In its first major u-turn on a policy issue, the Bush administration has reversed an explicit campaign commitment to set limits on emissions of carbon monoxide - the greenhouse gas which causes global warming. It is a very instructive case study in what interests predominate within the new administration.
Considering the vital importance of the issue and the clearly disproportionate responsibility of the United States for worldwide emissions, it must be described as an outrageous decision with disturbing implications for the United States' international relations.

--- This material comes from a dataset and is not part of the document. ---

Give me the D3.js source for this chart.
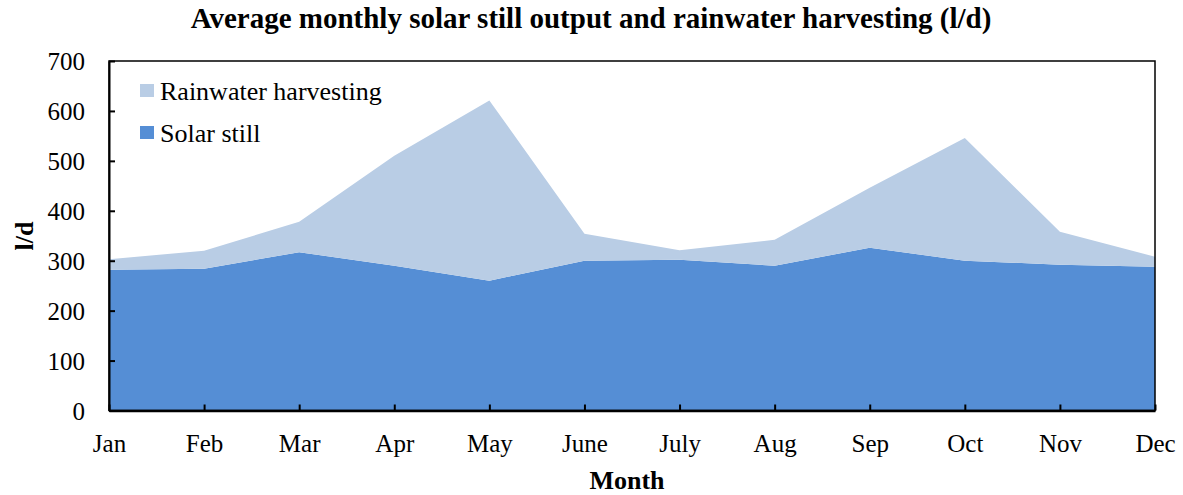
<!DOCTYPE html>
<html><head><meta charset="utf-8">
<script src="https://cdn.jsdelivr.net/npm/d3@7"></script>
<style>body{margin:0;background:#fff}svg{display:block}</style>
</head><body><svg id="c" width="1183" height="495"></svg>
<script>
const months = ["Jan","Feb","Mar","Apr","May","June","July","Aug","Sep","Oct","Nov","Dec"];
const solarStill = [282,284,317,290,260,300,302,290,326,300,292,288];
const rainwater = [21,36,61,220,361,54,19,52,120,246,66,20];
const yTicks = [0,100,200,300,400,500,600,700];
const seriesNames = ["Solar still","Rainwater harvesting"];
const colors = {"Solar still":"#558ED5","Rainwater harvesting":"#B9CDE5"};
const FONT = '"Liberation Serif", "Times New Roman", serif';

const svg = d3.select("#c");
const L=109, R=1155, T=61, B=410.5;
const x = d3.scalePoint().domain(months).range([L,R]);
const y = d3.scaleLinear().domain([0,700]).range([B,T]);

const table = months.map((m,i)=>({month:m,"Solar still":solarStill[i],"Rainwater harvesting":rainwater[i]}));
const stacked = d3.stack().keys(seriesNames)(table);
const area = d3.area().x(d=>x(d.data.month)).y0(d=>y(d[0])).y1(d=>y(d[1]));
svg.append("g").selectAll("path").data(stacked).join("path")
  .attr("d",area).attr("fill",d=>colors[d.key]);

// box
svg.append("rect").attr("x",L).attr("y",T).attr("width",R-L).attr("height",B-T)
  .attr("fill","none").attr("stroke","#000").attr("stroke-width",1.5);

const yAxis = svg.append("g").attr("transform",`translate(${L},0)`)
  .call(d3.axisLeft(y).tickValues(yTicks).tickSizeInner(-6).tickSizeOuter(0).tickPadding(24));
yAxis.attr("font-family",FONT).attr("font-size",25);
yAxis.select(".domain").attr("stroke-width",2);
yAxis.selectAll(".tick line").attr("stroke-width",2);
yAxis.selectAll("text").attr("fill","#000").attr("dy","0.34em");

const xAxis = svg.append("g").attr("transform",`translate(0,${B})`)
  .call(d3.axisBottom(x).tickSizeInner(-6).tickSizeOuter(0).tickPadding(24));
xAxis.attr("font-family",FONT).attr("font-size",25);
xAxis.select(".domain").attr("stroke-width",2.5);
xAxis.selectAll(".tick line").attr("stroke-width",2);
xAxis.selectAll("text").attr("fill","#000");

svg.append("text").attr("x",591).attr("y",28).attr("text-anchor","middle")
  .attr("font-family",FONT).attr("font-size",29).attr("font-weight","bold")
  .text("Average monthly solar still output and rainwater harvesting (l/d)");
svg.append("text").attr("x",627).attr("y",489).attr("text-anchor","middle")
  .attr("font-family",FONT).attr("font-size",26).attr("font-weight","bold").text("Month");
svg.append("text").attr("transform","translate(33,236) rotate(-90)").attr("text-anchor","middle")
  .attr("font-family",FONT).attr("font-size",26).attr("font-weight","bold").text("l/d");

const legendItems = ["Rainwater harvesting","Solar still"];
const lg = svg.append("g");
legendItems.forEach((k,i)=>{
  const yy = 84 + i*42;
  lg.append("rect").attr("x",140).attr("y",yy).attr("width",14).attr("height",13).attr("fill",colors[k]);
  lg.append("text").attr("x",160).attr("y",yy+16).attr("font-family",FONT).attr("font-size",26).text(k);
});
</script></body></html>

Mr Bush's campaign pledge was spelled out last September with specific reference to power plants. It enabled him to dull the edge of criticisms from Mr Al Gore and the Green Party candidate, Mr Ralph Nader, both of whom made much of their environmental policies. It has also allowed members of his administration, notably the director of the Environmental Protection Agency, Ms Christine Todd-Whitman, to defend his approach against critics who said he does not take the global warming issue seriously. She had just returned from a tour of Europe this week with this message when she was told of the change of line. It is hard to see how she can honourably stay on in office after such a humiliation.
Mr Bush justifies his decision by saying there is an energy crisis in the US, with reference to the Californian power failures. He believes it is wrong to push up energy prices by insisting on mandatory controls, possibly endangering economic growth in an uncertain period. He has said repeatedly that the US must be more self-sufficient in energy production by opening up drilling in Alaska and other wilderness parks. Oil and coal companies bankrolled his campaign and he is himself from an oil background, as are several prominent members of his administration.
These interests mounted a very effective campaign in recent weeks to reverse the carbon dioxide commitment, combining with prominent Republican conservatives to do so. In his letter to four of them announcing the change of policy, Mr Bush also questions the rapidly growing scientific consensus that such emissions cause global warming. It is the basis for the 1997 Kyoto Protocol limiting them. Talks between the US and the European Union on how to implement those commitments broke down last November at The Hague. After this decision, it is difficult indeed to see how they can make any progress when they resume in May.
Mr Bush's volte-face has been attacked by critics at home and abroad and makes for a grimmer outlook for international agreement on global warming - given that the US, with five per cent of the world's population, produces a quarter of its carbon dioxide emissions. It remains to be seen how this decision affects the US negotiating position. But for many concerned observers it appears to reinforce a worrying trend towards unilateralism in US foreign policy.